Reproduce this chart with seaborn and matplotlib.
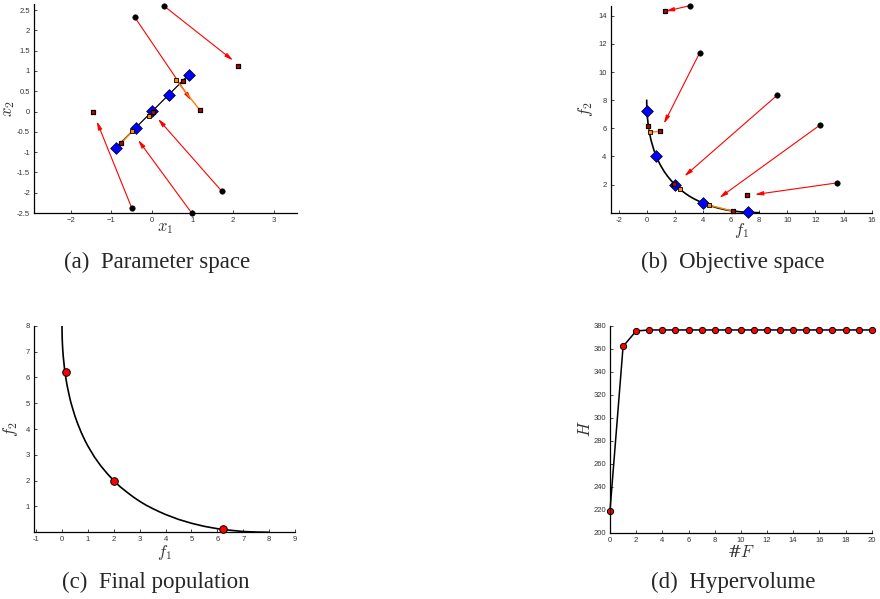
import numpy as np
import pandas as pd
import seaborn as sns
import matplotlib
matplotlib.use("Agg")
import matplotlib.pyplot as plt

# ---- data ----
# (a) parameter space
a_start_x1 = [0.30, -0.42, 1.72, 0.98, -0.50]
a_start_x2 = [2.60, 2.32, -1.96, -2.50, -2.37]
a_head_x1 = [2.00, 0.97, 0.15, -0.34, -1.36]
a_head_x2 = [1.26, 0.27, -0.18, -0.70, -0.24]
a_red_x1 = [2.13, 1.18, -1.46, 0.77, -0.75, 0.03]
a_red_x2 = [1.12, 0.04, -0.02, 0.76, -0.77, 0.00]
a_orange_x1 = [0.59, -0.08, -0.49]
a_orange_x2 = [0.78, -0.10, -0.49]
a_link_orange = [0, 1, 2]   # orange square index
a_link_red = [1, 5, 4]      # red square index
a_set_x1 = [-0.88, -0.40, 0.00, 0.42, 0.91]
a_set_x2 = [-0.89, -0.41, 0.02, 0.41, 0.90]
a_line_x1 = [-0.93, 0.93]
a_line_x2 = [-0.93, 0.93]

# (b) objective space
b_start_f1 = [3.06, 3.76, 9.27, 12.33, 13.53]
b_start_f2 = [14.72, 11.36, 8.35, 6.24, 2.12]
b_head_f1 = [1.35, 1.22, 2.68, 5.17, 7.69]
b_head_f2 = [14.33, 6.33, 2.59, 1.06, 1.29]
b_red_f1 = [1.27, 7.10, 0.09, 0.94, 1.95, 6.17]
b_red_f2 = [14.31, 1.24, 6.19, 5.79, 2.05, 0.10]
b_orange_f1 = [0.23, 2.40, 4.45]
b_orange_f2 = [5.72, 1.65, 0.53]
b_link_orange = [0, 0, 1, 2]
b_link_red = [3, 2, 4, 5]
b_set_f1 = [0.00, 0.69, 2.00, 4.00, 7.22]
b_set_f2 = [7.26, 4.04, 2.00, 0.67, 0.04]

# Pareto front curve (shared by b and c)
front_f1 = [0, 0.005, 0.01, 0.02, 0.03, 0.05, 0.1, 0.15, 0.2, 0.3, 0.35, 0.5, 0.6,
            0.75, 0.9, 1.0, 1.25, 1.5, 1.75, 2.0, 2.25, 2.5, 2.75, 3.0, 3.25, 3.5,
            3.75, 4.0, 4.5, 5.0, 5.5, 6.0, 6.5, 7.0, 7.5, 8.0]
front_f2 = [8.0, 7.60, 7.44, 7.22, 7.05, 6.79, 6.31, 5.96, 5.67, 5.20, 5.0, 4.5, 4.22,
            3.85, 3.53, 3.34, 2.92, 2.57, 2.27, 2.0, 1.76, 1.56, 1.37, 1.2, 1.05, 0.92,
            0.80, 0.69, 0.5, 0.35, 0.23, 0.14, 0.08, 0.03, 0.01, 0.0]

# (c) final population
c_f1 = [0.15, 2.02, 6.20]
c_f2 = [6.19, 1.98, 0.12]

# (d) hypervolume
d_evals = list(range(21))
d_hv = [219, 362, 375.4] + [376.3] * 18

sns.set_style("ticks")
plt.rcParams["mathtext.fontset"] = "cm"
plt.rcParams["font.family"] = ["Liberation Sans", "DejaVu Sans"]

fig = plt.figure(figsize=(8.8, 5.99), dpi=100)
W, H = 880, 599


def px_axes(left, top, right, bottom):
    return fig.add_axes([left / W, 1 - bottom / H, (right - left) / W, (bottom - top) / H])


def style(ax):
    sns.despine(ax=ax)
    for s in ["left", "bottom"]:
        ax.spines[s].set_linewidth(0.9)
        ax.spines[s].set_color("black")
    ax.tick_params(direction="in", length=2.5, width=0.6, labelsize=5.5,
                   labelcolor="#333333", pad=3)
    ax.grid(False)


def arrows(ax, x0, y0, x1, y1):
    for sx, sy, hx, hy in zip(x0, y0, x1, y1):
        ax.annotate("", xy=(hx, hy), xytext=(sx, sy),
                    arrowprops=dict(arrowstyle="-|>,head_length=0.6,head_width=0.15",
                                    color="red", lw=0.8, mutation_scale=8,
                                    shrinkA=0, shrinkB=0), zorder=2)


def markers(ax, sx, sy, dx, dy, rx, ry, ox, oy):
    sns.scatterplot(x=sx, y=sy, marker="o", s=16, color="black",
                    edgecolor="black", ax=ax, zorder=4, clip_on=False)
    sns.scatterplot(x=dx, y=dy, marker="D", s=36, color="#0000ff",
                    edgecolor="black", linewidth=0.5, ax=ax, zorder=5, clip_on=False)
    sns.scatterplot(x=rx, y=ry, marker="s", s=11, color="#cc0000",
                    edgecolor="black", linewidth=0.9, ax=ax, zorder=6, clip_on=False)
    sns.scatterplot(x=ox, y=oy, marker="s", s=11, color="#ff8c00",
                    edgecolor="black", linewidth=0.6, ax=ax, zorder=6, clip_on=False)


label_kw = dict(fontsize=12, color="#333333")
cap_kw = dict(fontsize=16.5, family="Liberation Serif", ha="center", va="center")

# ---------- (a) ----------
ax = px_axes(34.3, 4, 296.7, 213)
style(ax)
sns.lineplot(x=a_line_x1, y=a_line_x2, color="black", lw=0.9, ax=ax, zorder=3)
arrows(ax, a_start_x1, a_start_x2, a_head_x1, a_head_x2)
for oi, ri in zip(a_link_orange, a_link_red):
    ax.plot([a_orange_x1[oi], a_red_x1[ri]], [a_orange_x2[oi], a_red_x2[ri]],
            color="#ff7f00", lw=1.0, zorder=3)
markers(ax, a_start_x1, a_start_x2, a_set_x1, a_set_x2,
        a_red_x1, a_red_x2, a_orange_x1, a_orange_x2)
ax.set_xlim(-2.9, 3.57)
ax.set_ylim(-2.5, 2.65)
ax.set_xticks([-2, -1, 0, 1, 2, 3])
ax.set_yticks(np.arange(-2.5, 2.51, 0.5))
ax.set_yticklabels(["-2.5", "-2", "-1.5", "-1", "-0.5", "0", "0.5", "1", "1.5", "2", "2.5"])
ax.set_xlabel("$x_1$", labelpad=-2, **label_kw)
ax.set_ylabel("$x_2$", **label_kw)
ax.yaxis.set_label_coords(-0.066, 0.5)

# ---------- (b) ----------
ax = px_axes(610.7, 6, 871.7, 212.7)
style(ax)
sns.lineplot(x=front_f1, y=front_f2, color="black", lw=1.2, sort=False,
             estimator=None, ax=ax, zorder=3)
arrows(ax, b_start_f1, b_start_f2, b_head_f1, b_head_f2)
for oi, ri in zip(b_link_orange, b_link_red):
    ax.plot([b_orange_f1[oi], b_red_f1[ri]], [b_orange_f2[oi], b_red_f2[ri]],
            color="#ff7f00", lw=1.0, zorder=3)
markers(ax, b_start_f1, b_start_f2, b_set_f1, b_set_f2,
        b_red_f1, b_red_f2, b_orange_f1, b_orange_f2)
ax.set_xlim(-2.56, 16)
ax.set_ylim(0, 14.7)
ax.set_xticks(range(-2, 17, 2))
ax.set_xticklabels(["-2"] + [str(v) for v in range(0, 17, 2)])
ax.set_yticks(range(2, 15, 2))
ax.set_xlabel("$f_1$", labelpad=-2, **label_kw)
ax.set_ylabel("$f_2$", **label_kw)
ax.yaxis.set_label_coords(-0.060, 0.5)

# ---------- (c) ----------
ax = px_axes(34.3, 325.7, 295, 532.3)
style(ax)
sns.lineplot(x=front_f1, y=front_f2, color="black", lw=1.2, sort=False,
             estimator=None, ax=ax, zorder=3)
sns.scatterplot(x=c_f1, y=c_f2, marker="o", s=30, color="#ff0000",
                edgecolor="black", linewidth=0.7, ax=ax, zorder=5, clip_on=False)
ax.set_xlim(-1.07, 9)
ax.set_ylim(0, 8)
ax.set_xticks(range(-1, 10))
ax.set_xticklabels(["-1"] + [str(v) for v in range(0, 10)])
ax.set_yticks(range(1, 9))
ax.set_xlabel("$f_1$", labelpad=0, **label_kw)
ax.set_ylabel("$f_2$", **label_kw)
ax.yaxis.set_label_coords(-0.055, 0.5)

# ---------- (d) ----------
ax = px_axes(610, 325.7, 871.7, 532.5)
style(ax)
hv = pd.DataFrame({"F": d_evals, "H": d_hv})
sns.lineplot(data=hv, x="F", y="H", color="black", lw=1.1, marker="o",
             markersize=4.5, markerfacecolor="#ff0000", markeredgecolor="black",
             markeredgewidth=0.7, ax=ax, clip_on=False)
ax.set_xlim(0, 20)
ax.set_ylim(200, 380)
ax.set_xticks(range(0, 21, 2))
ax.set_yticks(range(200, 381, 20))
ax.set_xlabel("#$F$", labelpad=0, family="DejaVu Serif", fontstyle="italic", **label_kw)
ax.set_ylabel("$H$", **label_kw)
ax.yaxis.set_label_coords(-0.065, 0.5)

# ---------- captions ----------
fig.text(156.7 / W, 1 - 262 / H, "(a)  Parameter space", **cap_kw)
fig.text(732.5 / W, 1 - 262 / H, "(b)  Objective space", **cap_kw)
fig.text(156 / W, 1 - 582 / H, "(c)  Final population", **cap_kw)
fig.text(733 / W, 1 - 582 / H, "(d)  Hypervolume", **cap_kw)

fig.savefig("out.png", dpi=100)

────────

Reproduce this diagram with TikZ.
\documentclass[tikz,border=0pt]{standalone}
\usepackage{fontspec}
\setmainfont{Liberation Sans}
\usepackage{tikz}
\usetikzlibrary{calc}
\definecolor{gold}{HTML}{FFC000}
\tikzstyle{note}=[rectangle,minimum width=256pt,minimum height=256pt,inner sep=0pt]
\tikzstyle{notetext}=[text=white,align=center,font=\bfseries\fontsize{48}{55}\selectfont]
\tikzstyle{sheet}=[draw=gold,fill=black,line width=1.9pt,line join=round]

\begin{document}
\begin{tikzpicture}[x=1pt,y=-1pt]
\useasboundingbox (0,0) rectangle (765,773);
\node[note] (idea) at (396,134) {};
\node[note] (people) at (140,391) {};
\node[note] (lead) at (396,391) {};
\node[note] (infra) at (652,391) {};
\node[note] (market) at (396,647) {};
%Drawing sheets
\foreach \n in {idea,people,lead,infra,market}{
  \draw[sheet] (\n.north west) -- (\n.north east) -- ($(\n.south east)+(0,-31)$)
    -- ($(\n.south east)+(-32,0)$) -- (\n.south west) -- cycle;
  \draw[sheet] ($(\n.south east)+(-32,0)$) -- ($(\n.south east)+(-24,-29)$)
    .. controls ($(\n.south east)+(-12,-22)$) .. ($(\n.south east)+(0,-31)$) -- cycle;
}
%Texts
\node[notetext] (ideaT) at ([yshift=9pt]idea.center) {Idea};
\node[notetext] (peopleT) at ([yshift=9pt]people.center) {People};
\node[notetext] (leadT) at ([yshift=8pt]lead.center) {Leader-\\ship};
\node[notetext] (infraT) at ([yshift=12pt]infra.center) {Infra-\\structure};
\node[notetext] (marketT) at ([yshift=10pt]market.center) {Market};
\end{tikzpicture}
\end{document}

────────

▸ **Exercise brief**
Copy the lines above exactly, starting at the one with "Reproduce this chart" and ending at the one with "b_set_f2 = [7.26, 4.04, 2.00, 0.67, 0.04]", both included. Leave out any pictures and add nothing else.

▸ **Problem solution**
Reproduce this chart with seaborn and matplotlib.
import numpy as np
import pandas as pd
import seaborn as sns
import matplotlib
matplotlib.use("Agg")
import matplotlib.pyplot as plt

# ---- data ----
# (a) parameter space
a_start_x1 = [0.30, -0.42, 1.72, 0.98, -0.50]
a_start_x2 = [2.60, 2.32, -1.96, -2.50, -2.37]
a_head_x1 = [2.00, 0.97, 0.15, -0.34, -1.36]
a_head_x2 = [1.26, 0.27, -0.18, -0.70, -0.24]
a_red_x1 = [2.13, 1.18, -1.46, 0.77, -0.75, 0.03]
a_red_x2 = [1.12, 0.04, -0.02, 0.76, -0.77, 0.00]
a_orange_x1 = [0.59, -0.08, -0.49]
a_orange_x2 = [0.78, -0.10, -0.49]
a_link_orange = [0, 1, 2]   # orange square index
a_link_red = [1, 5, 4]      # red square index
a_set_x1 = [-0.88, -0.40, 0.00, 0.42, 0.91]
a_set_x2 = [-0.89, -0.41, 0.02, 0.41, 0.90]
a_line_x1 = [-0.93, 0.93]
a_line_x2 = [-0.93, 0.93]

# (b) objective space
b_start_f1 = [3.06, 3.76, 9.27, 12.33, 13.53]
b_start_f2 = [14.72, 11.36, 8.35, 6.24, 2.12]
b_head_f1 = [1.35, 1.22, 2.68, 5.17, 7.69]
b_head_f2 = [14.33, 6.33, 2.59, 1.06, 1.29]
b_red_f1 = [1.27, 7.10, 0.09, 0.94, 1.95, 6.17]
b_red_f2 = [14.31, 1.24, 6.19, 5.79, 2.05, 0.10]
b_orange_f1 = [0.23, 2.40, 4.45]
b_orange_f2 = [5.72, 1.65, 0.53]
b_link_orange = [0, 0, 1, 2]
b_link_red = [3, 2, 4, 5]
b_set_f1 = [0.00, 0.69, 2.00, 4.00, 7.22]
b_set_f2 = [7.26, 4.04, 2.00, 0.67, 0.04]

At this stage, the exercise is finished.